* _Data provided_
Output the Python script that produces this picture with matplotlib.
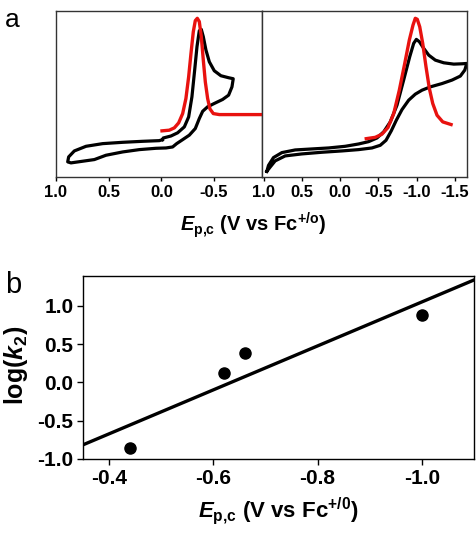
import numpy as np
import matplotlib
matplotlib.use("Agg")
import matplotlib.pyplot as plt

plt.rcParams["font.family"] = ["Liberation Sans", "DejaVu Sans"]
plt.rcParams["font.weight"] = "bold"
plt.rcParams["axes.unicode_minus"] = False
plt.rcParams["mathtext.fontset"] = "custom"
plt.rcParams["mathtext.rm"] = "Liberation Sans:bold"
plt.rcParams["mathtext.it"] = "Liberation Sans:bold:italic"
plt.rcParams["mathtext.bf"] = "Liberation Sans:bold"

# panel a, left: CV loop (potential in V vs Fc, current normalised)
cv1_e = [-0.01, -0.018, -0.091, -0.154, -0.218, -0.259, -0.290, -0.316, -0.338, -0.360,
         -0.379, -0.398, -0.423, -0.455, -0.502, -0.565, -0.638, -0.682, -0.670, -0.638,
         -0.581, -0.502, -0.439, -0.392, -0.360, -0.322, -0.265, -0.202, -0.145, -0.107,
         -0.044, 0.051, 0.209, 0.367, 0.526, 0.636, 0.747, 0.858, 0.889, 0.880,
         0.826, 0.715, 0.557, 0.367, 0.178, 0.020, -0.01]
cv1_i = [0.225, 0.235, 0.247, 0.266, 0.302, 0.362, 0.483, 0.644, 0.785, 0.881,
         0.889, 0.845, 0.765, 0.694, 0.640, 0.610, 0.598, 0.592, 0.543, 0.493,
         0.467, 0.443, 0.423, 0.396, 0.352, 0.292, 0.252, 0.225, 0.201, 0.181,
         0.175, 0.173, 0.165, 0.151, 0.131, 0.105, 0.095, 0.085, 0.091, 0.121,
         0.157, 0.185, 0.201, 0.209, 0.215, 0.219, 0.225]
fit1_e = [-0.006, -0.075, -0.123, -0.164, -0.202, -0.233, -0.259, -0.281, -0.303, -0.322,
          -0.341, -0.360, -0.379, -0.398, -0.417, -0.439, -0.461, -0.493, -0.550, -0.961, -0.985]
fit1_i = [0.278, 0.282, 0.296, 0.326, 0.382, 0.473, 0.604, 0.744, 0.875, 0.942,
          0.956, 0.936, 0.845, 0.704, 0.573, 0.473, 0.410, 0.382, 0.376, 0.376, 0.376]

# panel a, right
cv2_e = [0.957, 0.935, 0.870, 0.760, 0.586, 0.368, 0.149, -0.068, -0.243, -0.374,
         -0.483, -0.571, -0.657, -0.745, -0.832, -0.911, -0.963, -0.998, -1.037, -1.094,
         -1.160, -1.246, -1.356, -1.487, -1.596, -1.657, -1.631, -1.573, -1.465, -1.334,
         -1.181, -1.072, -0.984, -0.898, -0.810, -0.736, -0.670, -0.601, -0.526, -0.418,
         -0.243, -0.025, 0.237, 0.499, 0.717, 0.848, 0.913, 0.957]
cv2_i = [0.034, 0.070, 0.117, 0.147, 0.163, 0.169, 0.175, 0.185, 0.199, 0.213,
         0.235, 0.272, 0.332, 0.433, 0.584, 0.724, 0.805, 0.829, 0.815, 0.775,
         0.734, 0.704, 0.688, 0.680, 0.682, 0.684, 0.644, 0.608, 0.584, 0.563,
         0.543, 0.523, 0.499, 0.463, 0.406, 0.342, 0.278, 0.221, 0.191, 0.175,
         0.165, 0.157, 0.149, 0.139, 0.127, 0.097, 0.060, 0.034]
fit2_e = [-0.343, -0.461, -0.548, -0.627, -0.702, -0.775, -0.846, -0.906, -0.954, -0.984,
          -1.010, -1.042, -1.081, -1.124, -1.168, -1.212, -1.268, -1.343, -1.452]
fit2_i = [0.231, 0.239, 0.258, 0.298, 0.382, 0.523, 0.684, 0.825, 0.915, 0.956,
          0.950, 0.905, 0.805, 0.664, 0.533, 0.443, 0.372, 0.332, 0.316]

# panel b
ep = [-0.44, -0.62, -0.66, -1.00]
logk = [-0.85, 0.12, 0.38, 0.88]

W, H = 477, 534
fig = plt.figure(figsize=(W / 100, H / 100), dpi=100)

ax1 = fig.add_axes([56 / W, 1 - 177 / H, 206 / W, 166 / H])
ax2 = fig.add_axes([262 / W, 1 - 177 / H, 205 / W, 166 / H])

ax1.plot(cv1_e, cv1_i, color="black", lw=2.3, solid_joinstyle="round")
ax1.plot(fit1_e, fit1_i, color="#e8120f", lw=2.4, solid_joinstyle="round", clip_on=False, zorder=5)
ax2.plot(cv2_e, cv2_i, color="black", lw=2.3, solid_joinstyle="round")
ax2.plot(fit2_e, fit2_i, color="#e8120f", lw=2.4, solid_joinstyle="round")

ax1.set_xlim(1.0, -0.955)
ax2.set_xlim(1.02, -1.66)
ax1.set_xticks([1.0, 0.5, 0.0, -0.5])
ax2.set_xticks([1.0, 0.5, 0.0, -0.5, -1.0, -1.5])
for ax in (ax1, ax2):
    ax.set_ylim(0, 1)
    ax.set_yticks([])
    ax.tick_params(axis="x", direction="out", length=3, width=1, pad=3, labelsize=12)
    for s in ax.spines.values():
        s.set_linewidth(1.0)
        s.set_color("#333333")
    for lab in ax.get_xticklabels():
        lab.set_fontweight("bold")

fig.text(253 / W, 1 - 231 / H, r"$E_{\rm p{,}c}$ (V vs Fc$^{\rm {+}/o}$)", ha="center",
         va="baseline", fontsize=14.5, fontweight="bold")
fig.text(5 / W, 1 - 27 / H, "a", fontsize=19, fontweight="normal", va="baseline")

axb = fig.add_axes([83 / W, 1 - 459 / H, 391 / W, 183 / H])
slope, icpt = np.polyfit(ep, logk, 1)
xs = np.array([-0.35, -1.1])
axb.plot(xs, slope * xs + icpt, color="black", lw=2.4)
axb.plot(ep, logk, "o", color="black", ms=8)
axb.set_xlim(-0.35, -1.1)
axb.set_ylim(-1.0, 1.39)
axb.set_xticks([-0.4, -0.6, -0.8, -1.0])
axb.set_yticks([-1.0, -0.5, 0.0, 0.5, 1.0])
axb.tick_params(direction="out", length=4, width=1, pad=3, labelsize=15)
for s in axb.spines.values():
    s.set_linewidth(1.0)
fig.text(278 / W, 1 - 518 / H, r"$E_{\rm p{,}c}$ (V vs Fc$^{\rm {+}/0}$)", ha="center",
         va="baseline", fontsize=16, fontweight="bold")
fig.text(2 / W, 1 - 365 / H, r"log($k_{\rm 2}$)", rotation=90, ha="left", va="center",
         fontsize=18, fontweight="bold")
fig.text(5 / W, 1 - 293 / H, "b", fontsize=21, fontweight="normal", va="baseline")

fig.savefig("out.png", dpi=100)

* _Your objective_
Copy out all of the data word for word. Do not carry over any picture.

* _Exercise answer_
Output the Python script that produces this picture with matplotlib.
import numpy as np
import matplotlib
matplotlib.use("Agg")
import matplotlib.pyplot as plt

plt.rcParams["font.family"] = ["Liberation Sans", "DejaVu Sans"]
plt.rcParams["font.weight"] = "bold"
plt.rcParams["axes.unicode_minus"] = False
plt.rcParams["mathtext.fontset"] = "custom"
plt.rcParams["mathtext.rm"] = "Liberation Sans:bold"
plt.rcParams["mathtext.it"] = "Liberation Sans:bold:italic"
plt.rcParams["mathtext.bf"] = "Liberation Sans:bold"

# panel a, left: CV loop (potential in V vs Fc, current normalised)
cv1_e = [-0.01, -0.018, -0.091, -0.154, -0.218, -0.259, -0.290, -0.316, -0.338, -0.360,
         -0.379, -0.398, -0.423, -0.455, -0.502, -0.565, -0.638, -0.682, -0.670, -0.638,
         -0.581, -0.502, -0.439, -0.392, -0.360, -0.322, -0.265, -0.202, -0.145, -0.107,
         -0.044, 0.051, 0.209, 0.367, 0.526, 0.636, 0.747, 0.858, 0.889, 0.880,
         0.826, 0.715, 0.557, 0.367, 0.178, 0.020, -0.01]
cv1_i = [0.225, 0.235, 0.247, 0.266, 0.302, 0.362, 0.483, 0.644, 0.785, 0.881,
         0.889, 0.845, 0.765, 0.694, 0.640, 0.610, 0.598, 0.592, 0.543, 0.493,
         0.467, 0.443, 0.423, 0.396, 0.352, 0.292, 0.252, 0.225, 0.201, 0.181,
         0.175, 0.173, 0.165, 0.151, 0.131, 0.105, 0.095, 0.085, 0.091, 0.121,
         0.157, 0.185, 0.201, 0.209, 0.215, 0.219, 0.225]
fit1_e = [-0.006, -0.075, -0.123, -0.164, -0.202, -0.233, -0.259, -0.281, -0.303, -0.322,
          -0.341, -0.360, -0.379, -0.398, -0.417, -0.439, -0.461, -0.493, -0.550, -0.961, -0.985]
fit1_i = [0.278, 0.282, 0.296, 0.326, 0.382, 0.473, 0.604, 0.744, 0.875, 0.942,
          0.956, 0.936, 0.845, 0.704, 0.573, 0.473, 0.410, 0.382, 0.376, 0.376, 0.376]

# panel a, right
cv2_e = [0.957, 0.935, 0.870, 0.760, 0.586, 0.368, 0.149, -0.068, -0.243, -0.374,
         -0.483, -0.571, -0.657, -0.745, -0.832, -0.911, -0.963, -0.998, -1.037, -1.094,
         -1.160, -1.246, -1.356, -1.487, -1.596, -1.657, -1.631, -1.573, -1.465, -1.334,
         -1.181, -1.072, -0.984, -0.898, -0.810, -0.736, -0.670, -0.601, -0.526, -0.418,
         -0.243, -0.025, 0.237, 0.499, 0.717, 0.848, 0.913, 0.957]
cv2_i = [0.034, 0.070, 0.117, 0.147, 0.163, 0.169, 0.175, 0.185, 0.199, 0.213,
         0.235, 0.272, 0.332, 0.433, 0.584, 0.724, 0.805, 0.829, 0.815, 0.775,
         0.734, 0.704, 0.688, 0.680, 0.682, 0.684, 0.644, 0.608, 0.584, 0.563,
         0.543, 0.523, 0.499, 0.463, 0.406, 0.342, 0.278, 0.221, 0.191, 0.175,
         0.165, 0.157, 0.149, 0.139, 0.127, 0.097, 0.060, 0.034]
fit2_e = [-0.343, -0.461, -0.548, -0.627, -0.702, -0.775, -0.846, -0.906, -0.954, -0.984,
          -1.010, -1.042, -1.081, -1.124, -1.168, -1.212, -1.268, -1.343, -1.452]
fit2_i = [0.231, 0.239, 0.258, 0.298, 0.382, 0.523, 0.684, 0.825, 0.915, 0.956,
          0.950, 0.905, 0.805, 0.664, 0.533, 0.443, 0.372, 0.332, 0.316]

# panel b
ep = [-0.44, -0.62, -0.66, -1.00]
logk = [-0.85, 0.12, 0.38, 0.88]

W, H = 477, 534
fig = plt.figure(figsize=(W / 100, H / 100), dpi=100)

ax1 = fig.add_axes([56 / W, 1 - 177 / H, 206 / W, 166 / H])
ax2 = fig.add_axes([262 / W, 1 - 177 / H, 205 / W, 166 / H])

ax1.plot(cv1_e, cv1_i, color="black", lw=2.3, solid_joinstyle="round")
ax1.plot(fit1_e, fit1_i, color="#e8120f", lw=2.4, solid_joinstyle="round", clip_on=False, zorder=5)
ax2.plot(cv2_e, cv2_i, color="black", lw=2.3, solid_joinstyle="round")
ax2.plot(fit2_e, fit2_i, color="#e8120f", lw=2.4, solid_joinstyle="round")

ax1.set_xlim(1.0, -0.955)
ax2.set_xlim(1.02, -1.66)
ax1.set_xticks([1.0, 0.5, 0.0, -0.5])
ax2.set_xticks([1.0, 0.5, 0.0, -0.5, -1.0, -1.5])
for ax in (ax1, ax2):
    ax.set_ylim(0, 1)
    ax.set_yticks([])
    ax.tick_params(axis="x", direction="out", length=3, width=1, pad=3, labelsize=12)
    for s in ax.spines.values():
        s.set_linewidth(1.0)
        s.set_color("#333333")
    for lab in ax.get_xticklabels():
        lab.set_fontweight("bold")

fig.text(253 / W, 1 - 231 / H, r"$E_{\rm p{,}c}$ (V vs Fc$^{\rm {+}/o}$)", ha="center",
         va="baseline", fontsize=14.5, fontweight="bold")
fig.text(5 / W, 1 - 27 / H, "a", fontsize=19, fontweight="normal", va="baseline")

axb = fig.add_axes([83 / W, 1 - 459 / H, 391 / W, 183 / H])
slope, icpt = np.polyfit(ep, logk, 1)
xs = np.array([-0.35, -1.1])
axb.plot(xs, slope * xs + icpt, color="black", lw=2.4)
axb.plot(ep, logk, "o", color="black", ms=8)
axb.set_xlim(-0.35, -1.1)
axb.set_ylim(-1.0, 1.39)
axb.set_xticks([-0.4, -0.6, -0.8, -1.0])
axb.set_yticks([-1.0, -0.5, 0.0, 0.5, 1.0])
axb.tick_params(direction="out", length=4, width=1, pad=3, labelsize=15)
for s in axb.spines.values():
    s.set_linewidth(1.0)
fig.text(278 / W, 1 - 518 / H, r"$E_{\rm p{,}c}$ (V vs Fc$^{\rm {+}/0}$)", ha="center",
         va="baseline", fontsize=16, fontweight="bold")
fig.text(2 / W, 1 - 365 / H, r"log($k_{\rm 2}$)", rotation=90, ha="left", va="center",
         fontsize=18, fontweight="bold")
fig.text(5 / W, 1 - 293 / H, "b", fontsize=21, fontweight="normal", va="baseline")

fig.savefig("out.png", dpi=100)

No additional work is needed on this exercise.